WHAT TO WORK ON: Restate the data word for word and leave the images out.

PROVIDED MATERIAL:
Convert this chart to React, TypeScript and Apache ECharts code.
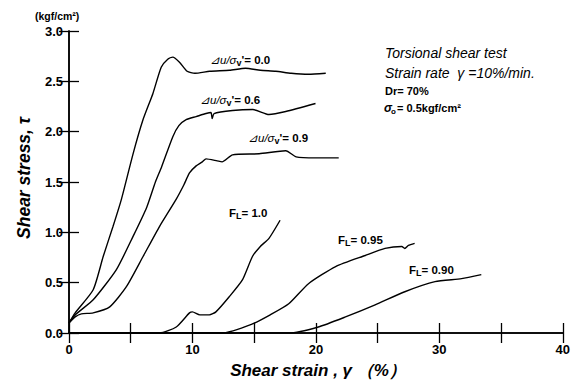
import React, { useEffect, useRef } from "react";
import * as echarts from "echarts";

const xTicks = [0, 10, 20, 30, 40];
const yTicks = [0.0, 0.5, 1.0, 1.5, 2.0, 2.5, 3.0];

const du00 = [[0,0.1],[0.5,0.2],[1.96,0.43],[2.77,0.76],[3.57,1.06],[4.25,1.33],[5.19,1.78],[6.0,2.12],[6.8,2.38],[7.47,2.64],[8.0,2.72],[8.41,2.74],[8.95,2.69],[9.57,2.6],[10.2,2.58],[11.4,2.6],[13.0,2.61],[14.3,2.63],[15.5,2.61],[16.75,2.6],[18.0,2.58],[19.4,2.57],[20.8,2.58]];
const du06 = [[0,0.1],[0.5,0.18],[1.96,0.33],[3.84,0.63],[5.19,0.96],[6.3,1.25],[7.0,1.5],[7.5,1.65],[8.41,1.95],[8.9,2.06],[9.49,2.12],[10.3,2.15],[11.1,2.18],[11.5,2.19],[11.6,2.13],[11.75,2.18],[13.25,2.21],[14.9,2.22],[16.2,2.17],[17.56,2.2],[19.97,2.28]];
const du09 = [[0,0.1],[0.5,0.16],[1.0,0.19],[1.96,0.2],[3.3,0.26],[4.65,0.46],[6.0,0.76],[7.34,1.06],[8.69,1.33],[9.3,1.47],[9.76,1.59],[10.3,1.66],[10.8,1.7],[11.1,1.73],[12.0,1.71],[12.4,1.7],[13.25,1.77],[15.4,1.78],[17.56,1.81],[18.4,1.75],[20,1.74],[21.85,1.74]];
const fl100 = [[0,0],[7.34,0],[8.69,0.06],[9.76,0.2],[10.0,0.21],[10.6,0.18],[11.37,0.18],[11.9,0.21],[12.98,0.36],[14.06,0.53],[14.86,0.76],[15.5,0.86],[16.2,0.94],[17.1,1.12]];
const fl095 = [[0,0],[12.44,0],[14.86,0.09],[16.3,0.18],[17.8,0.29],[19.4,0.49],[21.6,0.66],[24.0,0.77],[25.6,0.84],[26.96,0.86],[27.2,0.84],[27.5,0.87],[28.0,0.89]];
const fl090 = [[0,0],[17.8,0],[20.2,0.06],[22.4,0.16],[24.8,0.28],[27.2,0.41],[29.65,0.51],[31.8,0.54],[33.4,0.58]];

const seriesData = [du00, du06, du09, fl100, fl095, fl090];

const FONT = "'Liberation Sans', Arial, sans-serif";

export default function App() {
  const ref = useRef<HTMLDivElement>(null);
  useEffect(() => {
    const chart = echarts.init(ref.current!, null, { renderer: "svg" });
    const axisLine = { show: true, lineStyle: { color: "#000", width: 1.5 } };
    const tick = { show: true, inside: true, length: 10, lineStyle: { color: "#000", width: 1.3 } };
    const duRich = {
      b: { fontFamily: FONT, fontSize: 11.5, fontWeight: "bold", color: "#000" },
      i: { fontFamily: FONT, fontSize: 11.5, fontStyle: "italic", color: "#000" },
      s: { fontFamily: FONT, fontSize: 9, fontWeight: "bold", color: "#000", padding: [6, 0, 0, 0] },
    };
    const flRich = {
      b: { fontFamily: FONT, fontSize: 11.5, fontWeight: "bold", color: "#000" },
      s: { fontFamily: FONT, fontSize: 9, fontWeight: "bold", color: "#000", padding: [5, 0, 0, 0] },
    };
    const txt = (x: number, y: number, text: string, extra: any = {}) => ({
      type: "text", x, y,
      style: { text, fontFamily: FONT, fontSize: 12, fill: "#000", textVerticalAlign: "middle", ...extra },
    });
    chart.setOption({
      animation: false,
      backgroundColor: "#fff",
      grid: { left: 69, right: 7, top: 31, bottom: 53 },
      xAxis: [
        {
          type: "value", min: 0, max: 40, interval: 5, position: "bottom",
          axisLine, axisTick: tick, splitLine: { show: false },
          axisLabel: {
            margin: 10, color: "#000", fontFamily: FONT, fontWeight: "bold", fontSize: 13,
            formatter: (v: number) => (xTicks.includes(v) ? String(v) : ""),
          },
        },
        {
          type: "value", min: 0, max: 40, interval: 5, position: "top",
          axisLine, axisTick: tick, splitLine: { show: false }, axisLabel: { show: false },
        },
      ],
      yAxis: [
        {
          type: "value", min: 0, max: 3, interval: 0.5, position: "left",
          axisLine, axisTick: tick, splitLine: { show: false },
          axisLabel: {
            margin: 6, color: "#000", fontFamily: FONT, fontWeight: "bold", fontSize: 13,
            formatter: (v: number) => (yTicks.includes(v) ? v.toFixed(1) : ""),
          },
        },
        {
          type: "value", min: 0, max: 3, interval: 0.5, position: "right",
          axisLine, axisTick: tick, splitLine: { show: false }, axisLabel: { show: false },
        },
      ],
      series: seriesData.map((d) => ({
        type: "line", data: d, showSymbol: false, symbol: "none",
        lineStyle: { color: "#000", width: 1.4 }, smooth: 0.2,
      })),
      graphic: [
        txt(35, 16, "(kgf/cm²)", { fontSize: 10.5, fontWeight: "bold" }),
        txt(385, 53, "Torsional shear test", { fontSize: 14, fontStyle: "italic" }),
        txt(385, 73, "Strain rate  γ =10%/min.", { fontSize: 14, fontStyle: "italic" }),
        txt(385, 91, "Dr= 70%", { fontSize: 11, fontWeight: "bold" }),
        txt(384, 108, "σ", { fontSize: 12, fontStyle: "italic", fontWeight: "bold" }),
        txt(391, 111, "o", { fontSize: 8, fontWeight: "bold" }),
        txt(397, 108, "= 0.5kgf/cm²", { fontSize: 11, fontWeight: "bold" }),
        txt(210, 60, "{i|⊿u/σ}{s|v}{b|'= 0.0}", { rich: duRich }),
        txt(200, 100, "{i|⊿u/σ}{s|v}{b|'= 0.6}", { rich: duRich }),
        txt(248, 138, "{i|⊿u/σ}{s|v}{b|'= 0.9}", { rich: duRich }),
        txt(229, 213, "{b|F}{s|L}{b|= 1.0}", { rich: flRich }),
        txt(338, 240, "{b|F}{s|L}{b|= 0.95}", { rich: flRich }),
        txt(409, 270, "{b|F}{s|L}{b|= 0.90}", { rich: flRich }),
        {
          type: "text", x: 24, y: 178, rotation: Math.PI / 2,
          style: {
            text: "Shear stress, τ", fontFamily: FONT, fontSize: 17.5, fontWeight: "bold",
            fontStyle: "italic", fill: "#000", textAlign: "center", textVerticalAlign: "middle",
          },
        },
        {
          type: "text", x: 318, y: 370,
          style: {
            text: "Shear strain , γ （%）", fontFamily: FONT, fontSize: 17, fontWeight: "bold",
            fontStyle: "italic", fill: "#000", textAlign: "center", textVerticalAlign: "middle",
          },
        },
      ],
    });
    return () => chart.dispose();
  }, []);
  return <div ref={ref} style={{ width: 573, height: 386, position: "absolute", left: 0, top: 0 }} />;
}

ANSWER FOR THIS EXERCISE:
Convert this chart to React, TypeScript and Apache ECharts code.
import React, { useEffect, useRef } from "react";
import * as echarts from "echarts";

const xTicks = [0, 10, 20, 30, 40];
const yTicks = [0.0, 0.5, 1.0, 1.5, 2.0, 2.5, 3.0];

const du00 = [[0,0.1],[0.5,0.2],[1.96,0.43],[2.77,0.76],[3.57,1.06],[4.25,1.33],[5.19,1.78],[6.0,2.12],[6.8,2.38],[7.47,2.64],[8.0,2.72],[8.41,2.74],[8.95,2.69],[9.57,2.6],[10.2,2.58],[11.4,2.6],[13.0,2.61],[14.3,2.63],[15.5,2.61],[16.75,2.6],[18.0,2.58],[19.4,2.57],[20.8,2.58]];
const du06 = [[0,0.1],[0.5,0.18],[1.96,0.33],[3.84,0.63],[5.19,0.96],[6.3,1.25],[7.0,1.5],[7.5,1.65],[8.41,1.95],[8.9,2.06],[9.49,2.12],[10.3,2.15],[11.1,2.18],[11.5,2.19],[11.6,2.13],[11.75,2.18],[13.25,2.21],[14.9,2.22],[16.2,2.17],[17.56,2.2],[19.97,2.28]];
const du09 = [[0,0.1],[0.5,0.16],[1.0,0.19],[1.96,0.2],[3.3,0.26],[4.65,0.46],[6.0,0.76],[7.34,1.06],[8.69,1.33],[9.3,1.47],[9.76,1.59],[10.3,1.66],[10.8,1.7],[11.1,1.73],[12.0,1.71],[12.4,1.7],[13.25,1.77],[15.4,1.78],[17.56,1.81],[18.4,1.75],[20,1.74],[21.85,1.74]];
const fl100 = [[0,0],[7.34,0],[8.69,0.06],[9.76,0.2],[10.0,0.21],[10.6,0.18],[11.37,0.18],[11.9,0.21],[12.98,0.36],[14.06,0.53],[14.86,0.76],[15.5,0.86],[16.2,0.94],[17.1,1.12]];
const fl095 = [[0,0],[12.44,0],[14.86,0.09],[16.3,0.18],[17.8,0.29],[19.4,0.49],[21.6,0.66],[24.0,0.77],[25.6,0.84],[26.96,0.86],[27.2,0.84],[27.5,0.87],[28.0,0.89]];
const fl090 = [[0,0],[17.8,0],[20.2,0.06],[22.4,0.16],[24.8,0.28],[27.2,0.41],[29.65,0.51],[31.8,0.54],[33.4,0.58]];

const seriesData = [du00, du06, du09, fl100, fl095, fl090];

const FONT = "'Liberation Sans', Arial, sans-serif";

export default function App() {
  const ref = useRef<HTMLDivElement>(null);
  useEffect(() => {
    const chart = echarts.init(ref.current!, null, { renderer: "svg" });
    const axisLine = { show: true, lineStyle: { color: "#000", width: 1.5 } };
    const tick = { show: true, inside: true, length: 10, lineStyle: { color: "#000", width: 1.3 } };
    const duRich = {
      b: { fontFamily: FONT, fontSize: 11.5, fontWeight: "bold", color: "#000" },
      i: { fontFamily: FONT, fontSize: 11.5, fontStyle: "italic", color: "#000" },
      s: { fontFamily: FONT, fontSize: 9, fontWeight: "bold", color: "#000", padding: [6, 0, 0, 0] },
    };
    const flRich = {
      b: { fontFamily: FONT, fontSize: 11.5, fontWeight: "bold", color: "#000" },
      s: { fontFamily: FONT, fontSize: 9, fontWeight: "bold", color: "#000", padding: [5, 0, 0, 0] },
    };
    const txt = (x: number, y: number, text: string, extra: any = {}) => ({
      type: "text", x, y,
      style: { text, fontFamily: FONT, fontSize: 12, fill: "#000", textVerticalAlign: "middle", ...extra },
    });
    chart.setOption({
      animation: false,
      backgroundColor: "#fff",
      grid: { left: 69, right: 7, top: 31, bottom: 53 },
      xAxis: [
        {
          type: "value", min: 0, max: 40, interval: 5, position: "bottom",
          axisLine, axisTick: tick, splitLine: { show: false },
          axisLabel: {
            margin: 10, color: "#000", fontFamily: FONT, fontWeight: "bold", fontSize: 13,
            formatter: (v: number) => (xTicks.includes(v) ? String(v) : ""),
          },
        },
        {
          type: "value", min: 0, max: 40, interval: 5, position: "top",
          axisLine, axisTick: tick, splitLine: { show: false }, axisLabel: { show: false },
        },
      ],
      yAxis: [
        {
          type: "value", min: 0, max: 3, interval: 0.5, position: "left",
          axisLine, axisTick: tick, splitLine: { show: false },
          axisLabel: {
            margin: 6, color: "#000", fontFamily: FONT, fontWeight: "bold", fontSize: 13,
            formatter: (v: number) => (yTicks.includes(v) ? v.toFixed(1) : ""),
          },
        },
        {
          type: "value", min: 0, max: 3, interval: 0.5, position: "right",
          axisLine, axisTick: tick, splitLine: { show: false }, axisLabel: { show: false },
        },
      ],
      series: seriesData.map((d) => ({
        type: "line", data: d, showSymbol: false, symbol: "none",
        lineStyle: { color: "#000", width: 1.4 }, smooth: 0.2,
      })),
      graphic: [
        txt(35, 16, "(kgf/cm²)", { fontSize: 10.5, fontWeight: "bold" }),
        txt(385, 53, "Torsional shear test", { fontSize: 14, fontStyle: "italic" }),
        txt(385, 73, "Strain rate  γ =10%/min.", { fontSize: 14, fontStyle: "italic" }),
        txt(385, 91, "Dr= 70%", { fontSize: 11, fontWeight: "bold" }),
        txt(384, 108, "σ", { fontSize: 12, fontStyle: "italic", fontWeight: "bold" }),
        txt(391, 111, "o", { fontSize: 8, fontWeight: "bold" }),
        txt(397, 108, "= 0.5kgf/cm²", { fontSize: 11, fontWeight: "bold" }),
        txt(210, 60, "{i|⊿u/σ}{s|v}{b|'= 0.0}", { rich: duRich }),
        txt(200, 100, "{i|⊿u/σ}{s|v}{b|'= 0.6}", { rich: duRich }),
        txt(248, 138, "{i|⊿u/σ}{s|v}{b|'= 0.9}", { rich: duRich }),
        txt(229, 213, "{b|F}{s|L}{b|= 1.0}", { rich: flRich }),
        txt(338, 240, "{b|F}{s|L}{b|= 0.95}", { rich: flRich }),
        txt(409, 270, "{b|F}{s|L}{b|= 0.90}", { rich: flRich }),
        {
          type: "text", x: 24, y: 178, rotation: Math.PI / 2,
          style: {
            text: "Shear stress, τ", fontFamily: FONT, fontSize: 17.5, fontWeight: "bold",
            fontStyle: "italic", fill: "#000", textAlign: "center", textVerticalAlign: "middle",
          },
        },
        {
          type: "text", x: 318, y: 370,
          style: {
            text: "Shear strain , γ （%）", fontFamily: FONT, fontSize: 17, fontWeight: "bold",
            fontStyle: "italic", fill: "#000", textAlign: "center", textVerticalAlign: "middle",
          },
        },
      ],
    });
    return () => chart.dispose();
  }, []);
  return <div ref={ref} style={{ width: 573, height: 386, position: "absolute", left: 0, top: 0 }} />;
}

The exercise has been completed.